Not to be mistaken for the well-loved, much more alluring "days off"

By emPublished 3 years ago 8 min read
Top Story - May 2021
21
What Are “Off Days” and Why Do We Have Them?
Photo by Wengang Zhai on Unsplash

Off days. Bad days. Poor-performance days. Write-off-days (the extended version).

There’s a number of aliases for this little butthole. But regardless of it’s name or what time it shows up at the front door that morning, we’ve all encountered it. We’ve all greeted it, groggily-eyed and miserable, an uninvited visitor who makes himself at home, anyway.

But, what is an off-day? I hear you asking, eyebrow raised in curiosity.

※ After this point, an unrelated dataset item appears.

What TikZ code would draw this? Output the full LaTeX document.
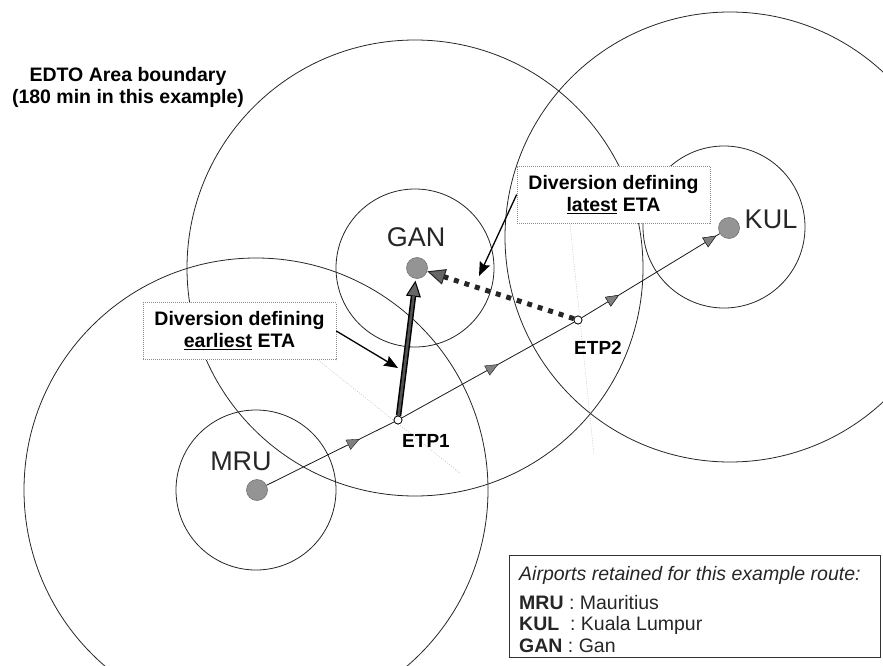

As opposed to it’s preferred, much favoured on day, an off day is literally just that. A day — or maybe a month, a week, or simply four and a half minutes — where things aren’t going quite right.

The Case Studies

You’re a footballer, a renowned one, who is always at the peak of your performance, captain of your team and hero of your supporters. You train tirelessly all week, as you have done for years. Dedication and perseverance are the names of your football boots. But for some reason, this Saturday, it’s twenty minutes in to your 3pm kick-off and you absolutely suck. It’s like you’ve just dipped your feet into a tin of tuna that’s been sat out in the sun for a couple decades, because you’re stinking up the place. For whatever reason, you just keep losing possession of the ball, missing the goal, not running quite as fast as usual. You can’t put your finger on it (or your foot), but whatever’s happening, you’re off your game today.

You’re a composer, you always have been, because your blood is infused with a gentle melody, your heart beats with a staccato rhythm. But for some reason, this Wednesday, the music will not flow. It’s like a four-year-old has been hired as a wedding DJ — slightly out of place, no idea what’s going on, and eventually ends up in the centre of the room, crying on the dance-floor. Why? You yell into the front end of your trombone, why can’t I get this to sound right? Because, my friend, you’re having an off day. But that’s all it is.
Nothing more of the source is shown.